19 minutes ago, CaribbeanNinja said:

First...Squadron command to send 4-5 TIE bombers at the opponent. (So tough to handle when you know Avenger is coming.)

Next...side arc. They know that the front arc is coming, and tend to not spend any non-redundant tokens.

Finally end with the front shot and inflict more pain.

So much this.... My favorite avenger fleet right now is 134 points of fighters replayed through 3 gozantis and all polished off with an Avenger.... especially with the Jendon/stele combo. go ahead... don't use your braces or redirects.... that damage is ALL yours lol

Ideally, I have first / last activation advantage.

End of round, Avenger fires either 4 red, or 4 red/4 blue onto target ship, then moves into double arc position, side arc first, then full front. I usually have XX-9s on mine.

Best case scenario you nearly stripped or did strip all shields from 2 facings at the end of round, then the side arc usually deals with any shields left over, allowing you to pump 8 dice into an unshielded target.

I guess my normal answer here is that I don't bother with the side arc because the gunnery teams are usually too busy flakking the fighters.....

But its a good thought experiment!

It's interesting... if you are the opponent and you're trying to figure out whether to spend the brace or not which salvo would you want to see first, front or side... probably the front, since sides are going to be less damage by default... And if you get a weak frontal, you can save the brace for the occasional big side shot... Hence why people are saying shoot with side first... If you get a big shot from the side, they are unlikely to brace it fearing an even bigger front arc shot.... The thing is personally, for me, the outlier is the side shot... Is it going to be big or small... It's way more likely that the front shot will be brace worthy, so i want to know what that side arc is going to be up to... So if my opponent shoots and gets a typically side arc of around three, i can rest easy not bracing... That will happen a lot of the time... But if he rolls that side arc and gets 6, i know i can brace here and not feel bad about it a lot of the time since he is rolling an average front arc damage from the side... outs when the front arc rolls six and you brace, then the side rolls six and you get blindsided!! If he leads with a weak arc and reveals it to be indeed weak, you can plan better!

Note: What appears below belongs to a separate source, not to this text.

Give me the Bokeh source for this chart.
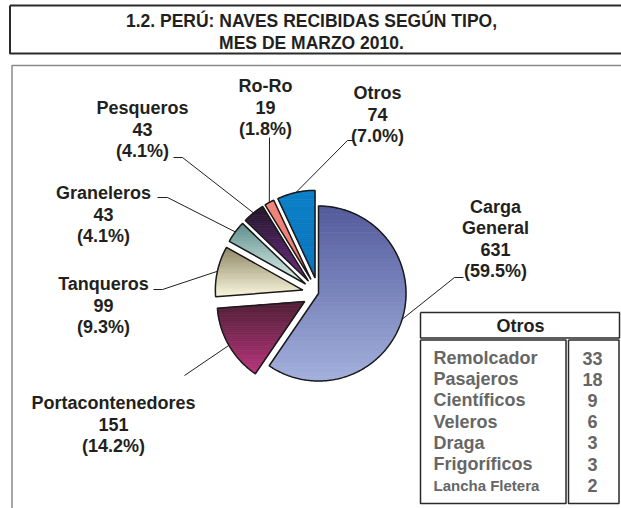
import numpy as np
from bokeh.plotting import figure
from bokeh.models import Range1d
from bokeh.core.properties import value
from bokeh.embed import file_html
from bokeh.resources import INLINE

# ---------------- data ----------------
categories = ["Carga General", "Portacontenedores", "Tanqueros", "Graneleros",
              "Pesqueros", "Ro-Ro", "Otros"]
counts = [631, 151, 99, 43, 43, 19, 74]
pct_labels = ["(59.5%)", "(14.2%)", "(9.3%)", "(4.1%)", "(4.1%)", "(1.8%)", "(7.0%)"]
otros_types = ["Remolcador", "Pasajeros", "Científicos", "Veleros", "Draga",
               "Frigoríficos", "Lancha Fletera"]
otros_counts = [33, 18, 9, 6, 3, 3, 2]
title_lines = ["1.2. PERÚ: NAVES RECIBIDAS SEGÚN TIPO,", "MES DE MARZO 2010."]
table_title = "Otros"

# ---------------- styles ----------------
top_colors = ["#535a9c", "#4e1f36", "#8d8464", "#5e8d8b", "#24172a", "#f28579", "#0b80c8"]
bot_colors = ["#a3b0dc", "#b8367b", "#faf6dc", "#e0f3ef", "#6c2c84", "#ec7a70", "#0a74bc"]
explode = [0, 16, 16, 16, 16, 16, 16]
name_lines = {"Carga General": ["Carga", "General"]}
label_pos = {  # center x, y of first line
    "Carga General": (495, 206),
    "Portacontenedores": (113, 402),
    "Tanqueros": (103, 283),
    "Graneleros": (103, 192),
    "Pesqueros": (142, 107),
    "Ro-Ro": (265, 85),
    "Otros": (377, 92),
}
leader_start = {
    "Carga General": [(463, 277), (454, 277)],
    "Portacontenedores": [(184, 375)],
    "Tanqueros": [(153, 289), (162, 289)],
    "Graneleros": [(157, 197), (167, 197)],
    "Pesqueros": [(173, 157), (182, 157)],
    "Ro-Ro": [(269, 137)],
    "Otros": [(353, 140), (347, 140)],
}
CX, CY, R = 318.0, 293.0, 87.5
LINE_H = 21.5
FONT = value("Liberation Sans")
TXT = "#231f20"

p = figure(width=621, height=508, x_range=Range1d(0, 621), y_range=Range1d(508, 0),
           toolbar_location=None, output_backend="svg", min_border=0,
           x_axis_location=None, y_axis_location=None)
p.grid.visible = False
p.outline_line_color = None
p.background_fill_color = "white"
p.border_fill_color = "white"

# frames
p.line([9.5, 640, 640, 9.5, 9.5], [5, 5, 53, 53, 5], line_color="#2a2a2a", line_width=2)
p.line([11.5, 11.5, 640], [520, 65, 65], line_color="#8a8a8a", line_width=1.5)
for i, t in enumerate(title_lines):
    p.text([311], [20.5 + i * 22], text=[t], text_font=FONT, text_font_style="bold",
           text_font_size="17.5px", text_align="center", text_baseline="middle",
           text_color=TXT)


def hex2rgb(h):
    return np.array([int(h[i:i + 2], 16) for i in (1, 3, 5)], dtype=float)


def rgb2hex(c):
    return "#%02x%02x%02x" % tuple(int(round(v)) for v in c)


def clip_half(pts, keep, inter):
    out = []
    n = len(pts)
    for i in range(n):
        a, b = pts[i], pts[(i + 1) % n]
        ka, kb = keep(a), keep(b)
        if ka:
            out.append(a)
            if not kb:
                out.append(inter(a, b))
        elif kb:
            out.append(inter(a, b))
    return out


def clip_band(pts, y0, y1):
    def ix(yv):
        def f(a, b):
            t = (yv - a[1]) / (b[1] - a[1])
            return (a[0] + t * (b[0] - a[0]), yv)
        return f
    q = clip_half(pts, lambda a: a[1] >= y0, ix(y0))
    if not q:
        return q
    return clip_half(q, lambda a: a[1] <= y1, ix(y1))


total = float(sum(counts))
cum = 0.0
outlines_x, outlines_y = [], []
band_x, band_y, band_c = [], [], []
mid_pts = {}
for i, cat in enumerate(categories):
    a0 = cum / total * 360.0
    a1 = (cum + counts[i]) / total * 360.0
    cum += counts[i]
    mid = np.radians((a0 + a1) / 2)
    ex, ey = CX + explode[i] * np.sin(mid), CY - explode[i] * np.cos(mid)
    th = np.radians(np.linspace(a0, a1, max(8, int((a1 - a0) * 1.5))))
    poly = [(ex, ey)] + [(ex + R * np.sin(t), ey - R * np.cos(t)) for t in th]
    mid_pts[cat] = (ex + R * np.sin(mid), ey - R * np.cos(mid))
    ys = [q[1] for q in poly]
    ymin, ymax = min(ys), max(ys)
    nb = 40
    edges = np.linspace(ymin, ymax, nb + 1)
    c0, c1 = hex2rgb(top_colors[i]), hex2rgb(bot_colors[i])
    for k in range(nb):
        piece = clip_band(poly, edges[k], edges[k + 1])
        if len(piece) < 3:
            continue
        f = (k + 0.5) / nb
        band_x.append([q[0] for q in piece])
        band_y.append([q[1] for q in piece])
        band_c.append(rgb2hex(c0 + (c1 - c0) * f))
    outlines_x.append([q[0] for q in poly])
    outlines_y.append([q[1] for q in poly])

p.patches(band_x, band_y, fill_color=band_c, line_color=band_c, line_width=0.8)
p.patches(outlines_x, outlines_y, fill_alpha=0, line_color="#1a1a1a", line_width=1.5)

# leaders and labels
for i, cat in enumerate(categories):
    pts = leader_start[cat] + [mid_pts[cat]]
    p.line([q[0] for q in pts], [q[1] for q in pts], line_color=TXT, line_width=1)
    lines = name_lines.get(cat, [cat]) + [str(counts[i]), pct_labels[i]]
    x0, y0 = label_pos[cat]
    p.text([x0] * len(lines), [y0 + j * LINE_H for j in range(len(lines))], text=lines,
           text_font=FONT, text_font_style="bold", text_font_size="18px",
           text_align="center", text_baseline="middle", text_color=TXT)

# table of "Otros"
p.line([420, 619, 619, 420, 420], [312, 312, 337.5, 337.5, 312], line_color="#2a2a2a", line_width=1.5)
p.line([420, 565.5, 565.5, 420, 420], [339.5, 339.5, 503, 503, 339.5], line_color="#2a2a2a", line_width=1.5)
p.line([568, 618.5, 618.5, 568, 568], [339.5, 339.5, 503, 503, 339.5], line_color="#2a2a2a", line_width=1.5)
p.text([520], [325], text=[table_title], text_font=FONT, text_font_style="bold",
       text_font_size="18px", text_align="center", text_baseline="middle", text_color=TXT)
row_y = [357.5 + j * 21.2 for j in range(len(otros_types))]
sizes = ["18px"] * (len(otros_types) - 1) + ["15px"]
for j in range(len(otros_types)):
    p.text([433], [row_y[j]], text=[otros_types[j]], text_font=FONT, text_font_style="bold",
           text_font_size=sizes[j], text_align="left", text_baseline="middle", text_color="#666666")
    p.text([592], [row_y[j]], text=[str(otros_counts[j])], text_font=FONT, text_font_style="bold",
           text_font_size="18px", text_align="center", text_baseline="middle", text_color="#666666")

open("out.html", "w").write(file_html(p, INLINE))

8 hours ago, SkyCake said:

It's interesting... if you are the opponent and you're trying to figure out whether to spend the brace or not which salvo would you want to see first, front or side... probably the front, since sides are going to be less damage by default... And if you get a weak frontal, you can save the brace for the occasional big side shot... Hence why people are saying shoot with side first... If you get a big shot from the side, they are unlikely to brace it fearing an even bigger front arc shot.... The thing is personally, for me, the outlier is the side shot... Is it going to be big or small... It's way more likely that the front shot will be brace worthy, so i want to know what that side arc is going to be up to... So if my opponent shoots and gets a typically side arc of around three, i can rest easy not bracing... That will happen a lot of the time... But if he rolls that side arc and gets 6, i know i can brace here and not feel bad about it a lot of the time since he is rolling an average front arc damage from the side... outs when the front arc rolls six and you brace, then the side rolls six and you get blindsided!! If he leads with a weak arc and reveals it to be indeed weak, you can plan better!

This kind of touches on my philosophy on order of operations: all wise being equal, do the more sure thing first, to deny your opponent as much information as possible when making hard decisions. For example, given two activations to attack a given ECM ship, one with H9 and one without, I'll usually go with the H9 shot first. Spend it now to brace and hope the next shot doesn't have an acc? Or spend it later even though you know there's an acc right now?

That's why I think all those circumstances I listed above make a difference... They all come down "how do I give the defender as little information for his decision-making as possible without losing efficiency on my part?"